33 entry daha
  • ferit edgü'nün yazdiği, erden kıral'in filmlediği kan donduran, hem de hiç sebepsiz kan donduran gerçeklik. belki en güzel özeti "niçin yazıyorsun?" sorusuna verilmiş bir "kendimi kurtarmak için" cevabıdır.

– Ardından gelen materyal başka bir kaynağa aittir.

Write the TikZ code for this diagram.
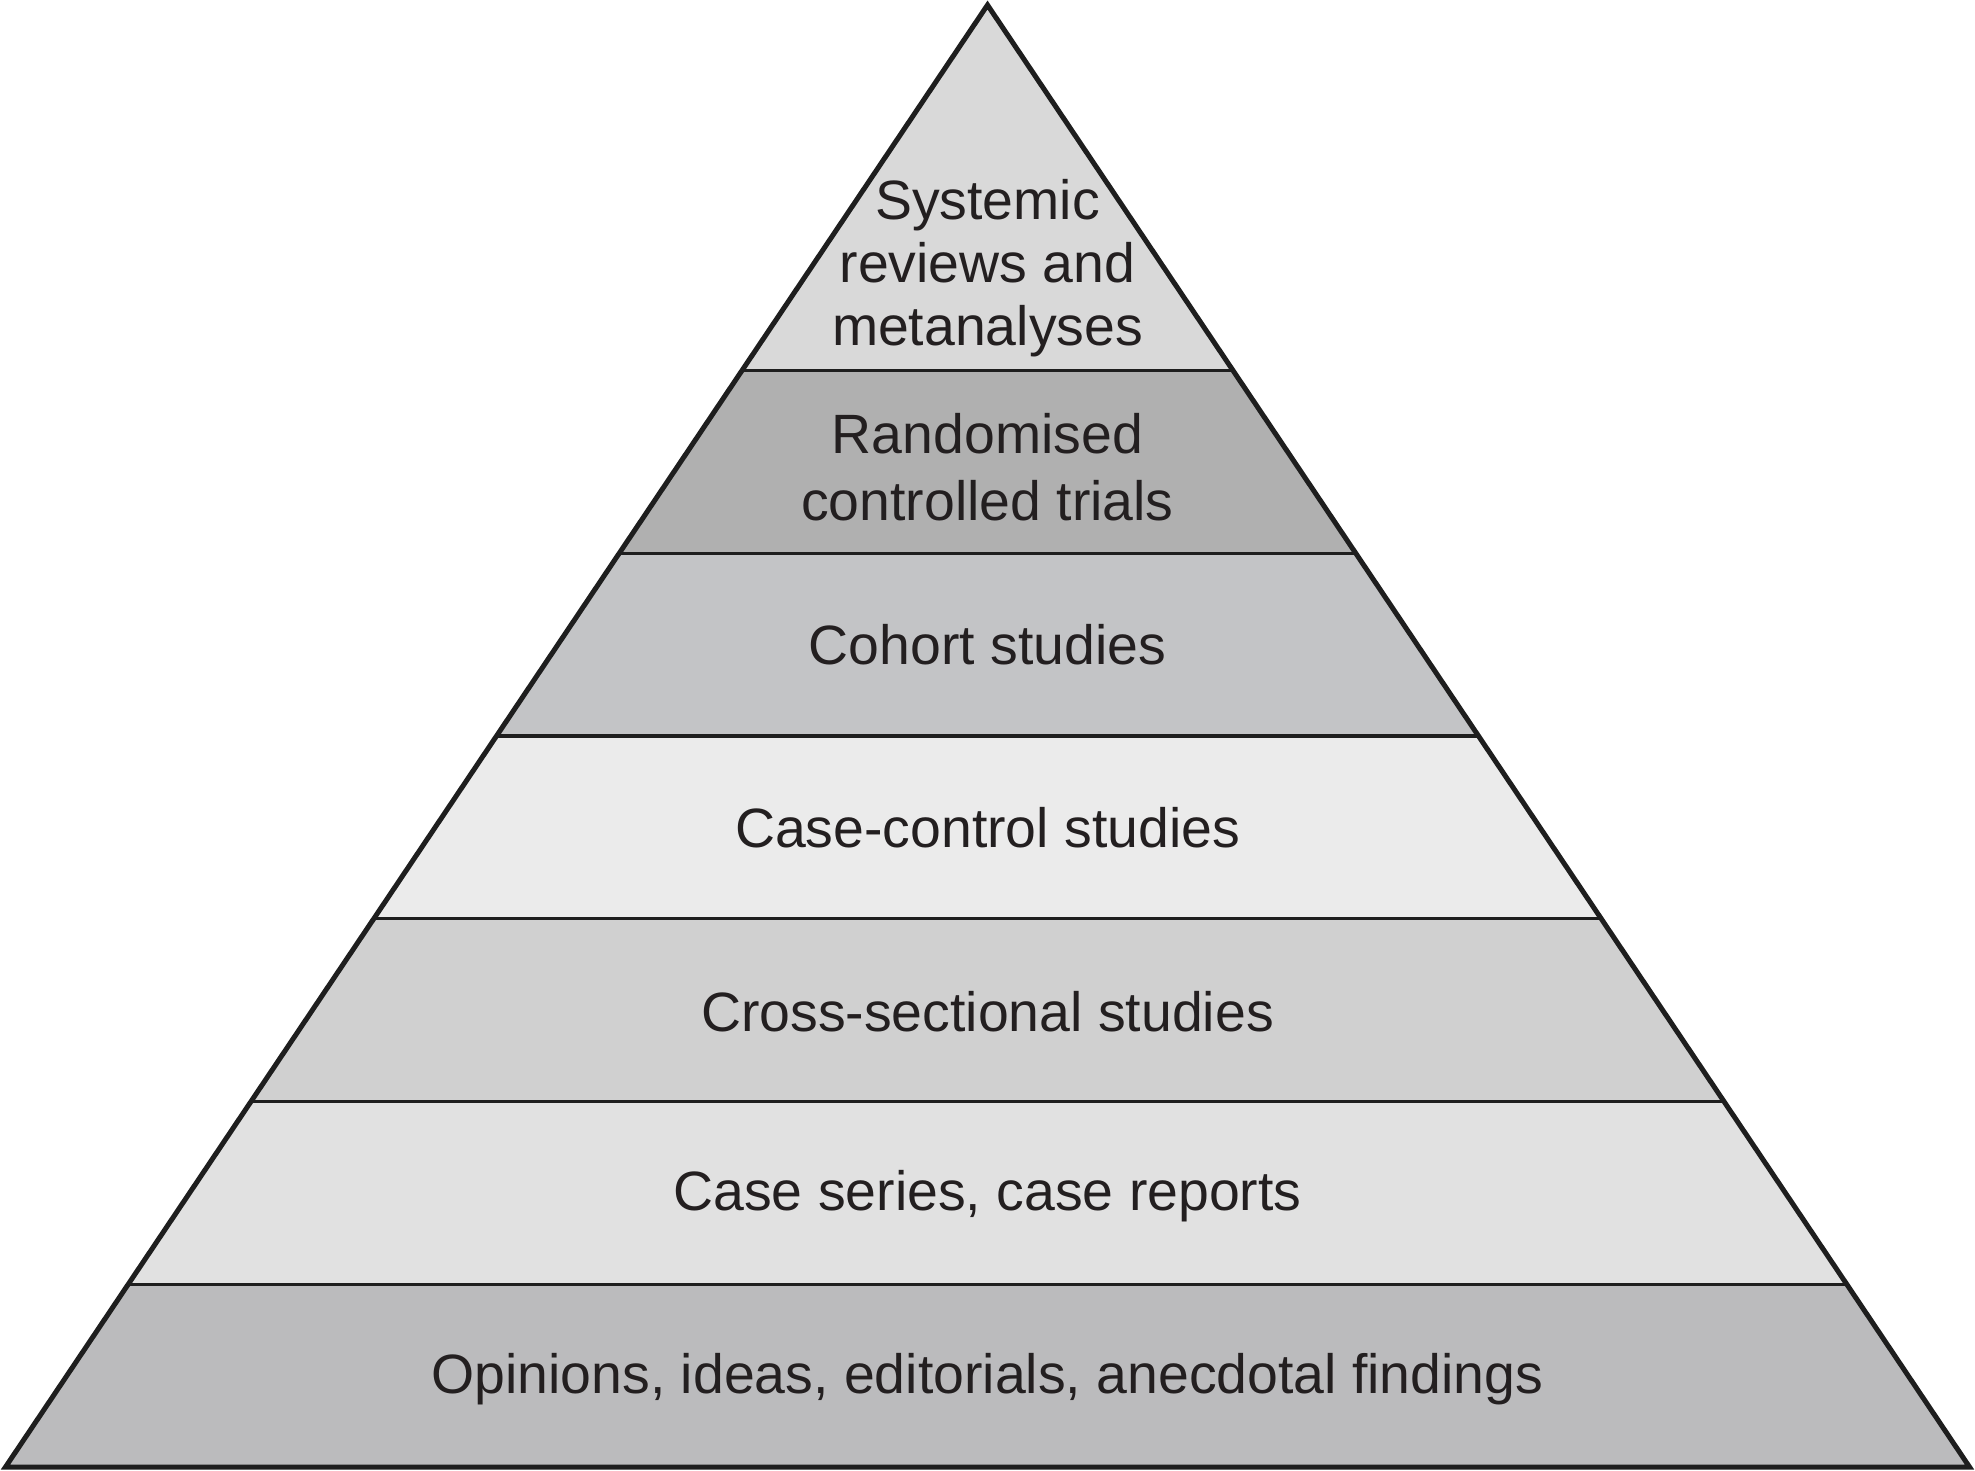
\documentclass[tikz,border=0pt]{standalone}
\usepackage{fontspec}
\setmainfont{Liberation Sans}
\definecolor{linec}{HTML}{1E1E1E}
\definecolor{txt}{HTML}{231F20}
\definecolor{cA}{HTML}{D9D9D9}
\definecolor{cB}{HTML}{B0B0B0}
\definecolor{cC}{HTML}{C3C4C6}
\definecolor{cD}{HTML}{EBEBEB}
\definecolor{cE}{HTML}{D0D0D0}
\definecolor{cF}{HTML}{E1E1E1}
\definecolor{cG}{HTML}{BBBBBD}
\begin{document}
\begin{tikzpicture}[x=0.5pt,y=-0.5pt,
  divider/.style={line width=1.6pt, draw=linec},
  outline/.style={line width=2.5pt, draw=linec, line join=miter},
  lbl/.style={font=\fontsize{27.7}{31.5}\selectfont, text=txt, align=center, inner sep=0pt}]
\useasboundingbox (0,0) rectangle (1975,1471);
% boundary points
\coordinate (A)  at (987.5,5);
\coordinate (L0) at (5.5,1467);    \coordinate (R0) at (1969.5,1467);
\coordinate (L1) at (128.25,1284.25); \coordinate (R1) at (1846.75,1284.25);
\coordinate (L2) at (251,1101.5);  \coordinate (R2) at (1724,1101.5);
\coordinate (L3) at (373.75,918.75); \coordinate (R3) at (1601.25,918.75);
\coordinate (L4) at (496.5,736);   \coordinate (R4) at (1478.5,736);
\coordinate (L5) at (619.25,553.25); \coordinate (R5) at (1355.75,553.25);
\coordinate (L6) at (742,370.5);   \coordinate (R6) at (1233,370.5);
% bands
\fill[cG] (L0) -- (R0) -- (R1) -- (L1) -- cycle;
\fill[cF] (L1) -- (R1) -- (R2) -- (L2) -- cycle;
\fill[cE] (L2) -- (R2) -- (R3) -- (L3) -- cycle;
\fill[cD] (L3) -- (R3) -- (R4) -- (L4) -- cycle;
\fill[cC] (L4) -- (R4) -- (R5) -- (L5) -- cycle;
\fill[cB] (L5) -- (R5) -- (R6) -- (L6) -- cycle;
\fill[cA] (L6) -- (R6) -- (A) -- cycle;
% dividers
\foreach \i in {1,...,6} {\draw[divider] (L\i) -- (R\i);}
% outline
\draw[outline] (A) -- (R0) -- (L0) -- cycle;
% labels
\node[lbl] (t1) at (987.5,268) {Systemic\\reviews and\\metanalyses};
\node[lbl, font=\fontsize{27.7}{33.5}\selectfont] (t2) at (987.5,467) {Randomised\\controlled trials};
\node[lbl] (t3) at (987.5,645) {Cohort studies};
\node[lbl] (t4) at (987.5,828) {Case-control studies};
\node[lbl] (t5) at (987.5,1012) {Cross-sectional studies};
\node[lbl] (t6) at (987.5,1196) {Case series, case reports};
\node[lbl] (t7) at (987.5,1379) {Opinions, ideas, editorials, anecdotal findings};
\end{tikzpicture}
\end{document}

    "elbet sabah da olur, zamanı gelince, elbet, yalnız kentlerin, denizlerin, düzlüklerin üstünde doğacak değil ya güneş, elbet burda da, olduğumuz yerde de, karların, buzlu kayaların üstünde, ağaçsız çıplak dağlarda da doğar güneş, tüm güzelliğiyle, tüm korkunçluğuyla."

    ....

    "alaaddin geliyor. gece.

    hoca, benim kardeş hasta, diyor.
    nesi var? diyorum.
    ateşi var çok, diyor. ölecek.
    ilaç vereyim mi? diyorum.
    hayır, portakal ver, diyor.
    portakal yememiştir hiç."

    ...

    "...ve bir gece seni uykundan uyandıran
    eski sesler, bir yığın sesler
    çocuk viyaklamaları, kadın inildemeleri, ağlayışlar sirenler-
    dağ başında da gelip bulurlar seni.

    buldular beni."

    ...

    "yarın dağıtacağım bunları isteyenlere.

    katlayacağım. birer muska yapacağım, ilaç veremed,iğim, hekim bulamadığım, derman bulamadığım bu insanlara dağıtacağım. alın. kâfi. şâfi. âfi'yi bir meşine sarın, boynunuza, kolunuza, karnınıza asın. size verecek başka hiçbir şeyim kalmadi, diyeceğim."

    ...

    "... ama yaşam, beş aşağı on yukarı her yerde aynı, dedim."

    ...

    "nicedir burada kendimi arıyorum, kapısının önünde, kapısını açıp evine girmek için karanlıkta yitirdiği anahtarını arayıp bulamayan, çıldıran, kapısını kıramayan, bir çaresiz, bir garip kişi gibi burda, garip, tanımadığım insanların arasında. öleyim. kendimi ararken, onları/başkalarını/başka insanları buluyorum."

    ...

    "tanrım, var olmayan tanrım, kime yakaracağım?"